Modelling capillary forces in porous media
 
Hi at all !

I have found this forum during my seemingly endless investigation of a solution to my problem in CFX. I hope there is someone here who can help.

I want to model the spreading of a liquid through a porous medium. Initially, there is air inside this porous medium. Than you inject some other liquid fluid in this p.m. The liquid spreads and the air is displaced.

So far, so good. I chose a multiphase approach, inhomogenous fluid model.
But the question is...how do I implement the capillary force, which acts on the gas-fluid interface ?
As a first step, I established a subdomain to the p.m. I can define a general momentum source there, when the volume fraction of the liquid exceeds a certain value. But this Source acts on both fluids, the air and the liquid. This is not physically correct, since the capillary force acts only on the liquid phase and "pulls" it towards the gaseous phase.

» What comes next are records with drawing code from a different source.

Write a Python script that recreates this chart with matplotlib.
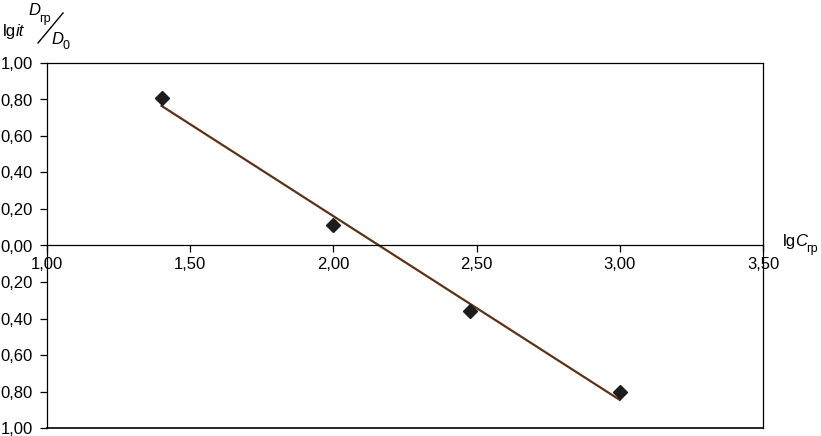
import numpy as np
import matplotlib
matplotlib.use("Agg")
import matplotlib.pyplot as plt

plt.rcParams["font.family"] = ["Liberation Sans", "DejaVu Sans"]

# data
lg_c = [1.40, 2.00, 2.477, 3.00]
lg_ratio = [0.81, 0.11, -0.36, -0.80]

x_ticks = [1.0, 1.5, 2.0, 2.5, 3.0, 3.5]
x_labels = ["1,00", "1,50", "2,00", "2,50", "3,00", "3,50"]
y_ticks = [1.0, 0.8, 0.6, 0.4, 0.2, 0.0, -0.2, -0.4, -0.6, -0.8, -1.0]
# minus signs are cut off in the source image
y_labels = ["1,00", "0,80", "0,60", "0,40", "0,20", "0,00",
            "0,20", "0,40", "0,60", "0,80", "1,00"]

fig = plt.figure(figsize=(8.21, 4.36), dpi=100)
ax = fig.add_axes([47 / 821, 1 - 428 / 436, (763 - 47) / 821, (428 - 63) / 436])

ax.set_xlim(1.0, 3.5)
ax.set_ylim(-1.0, 1.0)

# linear trend through the points
k, b = np.polyfit(lg_c, lg_ratio, 1)
xs = np.array([min(lg_c), max(lg_c)])
ax.plot(xs, k * xs + b, color="#5e3216", lw=1.6, zorder=2)
ax.plot(lg_c, lg_ratio, ls="none", marker="D", ms=6.8, color="#1c1c1c", zorder=3)

for s in ["left", "right", "top", "bottom"]:
    ax.spines[s].set_linewidth(0.9)
    ax.spines[s].set_color("black")
ax.spines["bottom"].set_position(("data", 0))
ax.axhline(-1.0, color="black", lw=1.2, clip_on=False, zorder=1)

ax.set_xticks(x_ticks)
ax.set_xticklabels(x_labels)
ax.set_yticks(y_ticks)
ax.set_yticklabels(y_labels)
ax.tick_params(axis="both", direction="out", length=5, width=0.9, labelsize=12,
               colors="black")
ax.tick_params(axis="x", pad=3)
ax.tick_params(axis="y", pad=5)
for t, v in zip(ax.yaxis.get_major_ticks(), y_ticks):
    if -1 < v < 0:
        t.tick1line.set_color("#808080")

# axis titles
fig.text(783 / 821, 1 - 246 / 436, "lg", fontsize=12, ha="left", va="baseline")
fig.text(795 / 821, 1 - 246 / 436, "C", fontsize=12, style="italic", ha="left", va="baseline")
fig.text(806 / 821, 1 - 252 / 436, "гр", fontsize=9, ha="left", va="baseline")

fig.text(3 / 821, 1 - 36 / 436, "lg", fontsize=12, ha="left", va="baseline")
fig.text(16 / 821, 1 - 36 / 436, "it", fontsize=12, style="italic", ha="left", va="baseline")
fig.text(28 / 821, 1 - 15 / 436, "D", fontsize=12, style="italic", ha="left", va="baseline")
fig.text(39 / 821, 1 - 22 / 436, "гр", fontsize=9, ha="left", va="baseline")
fig.add_artist(plt.Line2D([38 / 821, 63 / 821], [1 - 43 / 436, 1 - 13 / 436],
                          color="black", lw=1.0, transform=fig.transFigure))
fig.text(51 / 821, 1 - 44 / 436, "D", fontsize=12, style="italic", ha="left", va="baseline")
fig.text(62 / 821, 1 - 49 / 436, "0", fontsize=9, ha="left", va="baseline")

fig.savefig("out.png", dpi=100)
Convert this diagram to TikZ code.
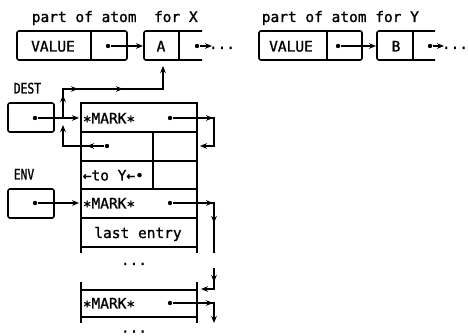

Basically, I should manipulate the term S_M,alpha of the phase alpha at the inhomogenous hydrodynamic equations for multiphase flow.
With S_M,alpha, I should be able to define the capillary force for the liquid at a certain position (i.e. the interface) as an external body force.
How do I do that ?

There is nothing described in the documentation to manipulate S_M,alpha :(

I would appreciate your help. And sorry for my rough english.

F.F.

ghorrocks October 26, 2011 16:49

I cannot see how to do this.

Here's an idea which I am not sure will work:
Do a volume fraction source term which if there is a VF of 0 or 1 (with a small tolerance) then it does nothing, but if the VF is in the middle somewhere, that is the element is partly liquid and partly gas, it generates some VF.

This approach would not conserve VF and would not generate the correct flow behind the wetting front. Also I am not sure how you would tune it to give the correct wetting velocity. But it was an idea I thought I would put out there - hopefully somebody can come up with a better one.

s3s4m October 27, 2011 02:55

Thank you for your answer.

I also thought of adding a mass source term to this interface region.
But I'm really not sure if this is physically correct.

Actually I try to do the modeling described here by Khlaifat:
http://www.apgindia.org/pdf/441.pdf
He used CFX-F3D and used different source terms in the momentum equations for the two phases (water and gas).

In CFX, I need to define S_M,alpha and give the constitutive equation for the pressure
p_c=p_g-p_w
But I don't know how to do that :(

Are there any other ideas ?

ghorrocks October 27, 2011 06:12

Quote:

I also thought of adding a mass source term to this interface region.
But I'm really not sure if this is physically correct.
It is not. The reason is because the surface will advance through the porous region through the generation of new fluid with the source term. It will not draw fluid through the porous material, so you will not get the pressure drop this generates.

The momentum source term approach is better because you can then apply a "pull" on the fluid, which can be matched to the capillary pressure. This is more physically correct, but it means you need to work out the liquid surface orientation so you can pull in the correct direction. I cannot see how to do this.

A quick look through the paper you reference and I cannot see where they have put in the local free surface direction. I cannot see how this can be done without it, but I am no expert in this area.